• Data:
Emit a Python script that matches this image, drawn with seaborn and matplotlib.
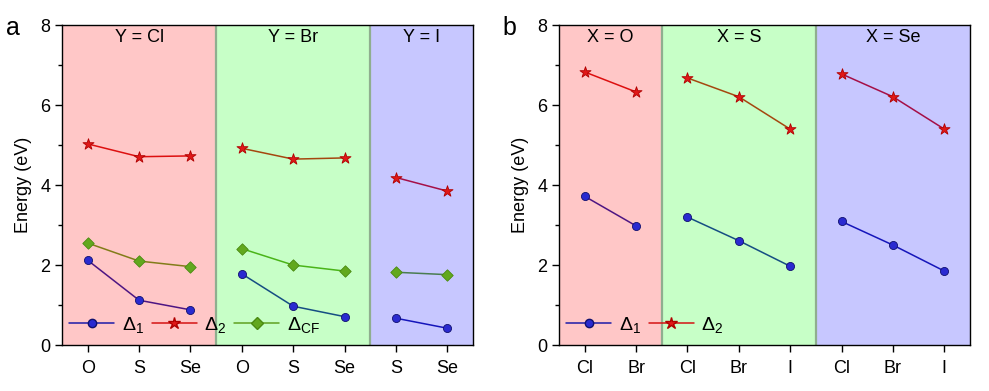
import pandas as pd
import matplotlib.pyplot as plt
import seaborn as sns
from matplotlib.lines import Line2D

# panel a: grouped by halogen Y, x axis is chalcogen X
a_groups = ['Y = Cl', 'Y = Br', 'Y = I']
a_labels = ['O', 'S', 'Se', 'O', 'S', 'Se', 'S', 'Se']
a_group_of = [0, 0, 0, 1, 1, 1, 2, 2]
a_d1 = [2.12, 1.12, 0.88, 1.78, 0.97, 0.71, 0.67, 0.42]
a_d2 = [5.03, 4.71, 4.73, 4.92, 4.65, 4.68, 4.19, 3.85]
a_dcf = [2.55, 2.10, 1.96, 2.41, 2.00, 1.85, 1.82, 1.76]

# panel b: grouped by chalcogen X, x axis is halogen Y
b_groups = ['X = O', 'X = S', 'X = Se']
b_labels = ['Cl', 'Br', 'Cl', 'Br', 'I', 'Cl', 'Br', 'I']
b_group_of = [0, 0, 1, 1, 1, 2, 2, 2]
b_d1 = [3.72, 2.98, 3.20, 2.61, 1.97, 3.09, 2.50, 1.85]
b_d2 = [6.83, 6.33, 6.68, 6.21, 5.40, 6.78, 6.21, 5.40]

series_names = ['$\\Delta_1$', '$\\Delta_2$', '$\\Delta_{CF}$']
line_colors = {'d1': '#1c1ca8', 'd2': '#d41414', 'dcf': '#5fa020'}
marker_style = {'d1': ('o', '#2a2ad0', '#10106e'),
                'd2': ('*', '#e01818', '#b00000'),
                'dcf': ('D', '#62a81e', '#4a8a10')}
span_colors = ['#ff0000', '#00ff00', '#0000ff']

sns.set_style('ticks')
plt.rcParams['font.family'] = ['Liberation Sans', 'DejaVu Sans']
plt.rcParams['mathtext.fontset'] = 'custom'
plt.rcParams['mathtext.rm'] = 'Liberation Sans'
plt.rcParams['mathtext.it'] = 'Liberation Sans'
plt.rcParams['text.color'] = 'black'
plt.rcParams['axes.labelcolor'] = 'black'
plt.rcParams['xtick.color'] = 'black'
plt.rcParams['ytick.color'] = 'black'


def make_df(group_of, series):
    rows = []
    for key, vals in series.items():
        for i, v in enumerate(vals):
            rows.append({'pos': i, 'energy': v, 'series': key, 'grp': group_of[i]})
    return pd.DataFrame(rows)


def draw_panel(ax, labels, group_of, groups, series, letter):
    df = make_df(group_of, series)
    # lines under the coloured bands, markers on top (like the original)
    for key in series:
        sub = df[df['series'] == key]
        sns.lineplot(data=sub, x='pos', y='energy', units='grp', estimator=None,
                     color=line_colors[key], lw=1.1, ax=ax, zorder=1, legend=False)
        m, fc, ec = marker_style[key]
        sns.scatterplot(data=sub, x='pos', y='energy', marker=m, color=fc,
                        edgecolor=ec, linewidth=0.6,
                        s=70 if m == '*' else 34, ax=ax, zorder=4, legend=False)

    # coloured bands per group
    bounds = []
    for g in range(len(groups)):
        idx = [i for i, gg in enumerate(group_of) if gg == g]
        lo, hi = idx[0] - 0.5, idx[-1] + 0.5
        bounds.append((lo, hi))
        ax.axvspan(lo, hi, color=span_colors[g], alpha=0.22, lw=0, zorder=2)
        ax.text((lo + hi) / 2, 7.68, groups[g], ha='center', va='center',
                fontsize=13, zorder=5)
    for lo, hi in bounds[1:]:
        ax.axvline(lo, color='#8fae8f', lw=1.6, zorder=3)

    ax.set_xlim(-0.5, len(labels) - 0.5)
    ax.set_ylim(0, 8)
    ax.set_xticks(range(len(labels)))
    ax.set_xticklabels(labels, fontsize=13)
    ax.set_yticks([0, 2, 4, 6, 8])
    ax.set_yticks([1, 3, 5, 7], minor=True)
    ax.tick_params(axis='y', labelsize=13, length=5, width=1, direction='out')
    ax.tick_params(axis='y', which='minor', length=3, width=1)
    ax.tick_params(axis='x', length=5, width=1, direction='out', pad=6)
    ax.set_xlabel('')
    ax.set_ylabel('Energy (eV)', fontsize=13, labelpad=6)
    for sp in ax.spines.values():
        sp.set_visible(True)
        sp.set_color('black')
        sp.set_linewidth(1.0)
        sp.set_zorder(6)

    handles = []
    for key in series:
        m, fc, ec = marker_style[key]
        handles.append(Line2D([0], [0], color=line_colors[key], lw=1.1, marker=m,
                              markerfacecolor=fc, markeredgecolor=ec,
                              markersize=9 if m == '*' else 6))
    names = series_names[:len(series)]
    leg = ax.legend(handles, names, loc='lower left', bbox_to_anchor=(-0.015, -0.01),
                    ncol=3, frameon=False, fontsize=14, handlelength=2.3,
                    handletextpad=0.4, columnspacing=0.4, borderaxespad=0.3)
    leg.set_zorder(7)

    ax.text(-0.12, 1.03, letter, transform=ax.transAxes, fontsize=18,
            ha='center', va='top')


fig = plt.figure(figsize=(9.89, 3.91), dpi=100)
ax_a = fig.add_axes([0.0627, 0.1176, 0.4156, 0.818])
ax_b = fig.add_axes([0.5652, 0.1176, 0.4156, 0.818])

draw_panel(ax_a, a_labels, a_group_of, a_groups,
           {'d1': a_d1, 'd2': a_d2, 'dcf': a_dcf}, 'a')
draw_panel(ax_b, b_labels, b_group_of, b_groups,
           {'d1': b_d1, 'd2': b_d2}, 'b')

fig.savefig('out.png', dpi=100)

• Objective: Report how many lines in the data include the word "matplotlib", and give nothing but the count.

• Exercise solution: 3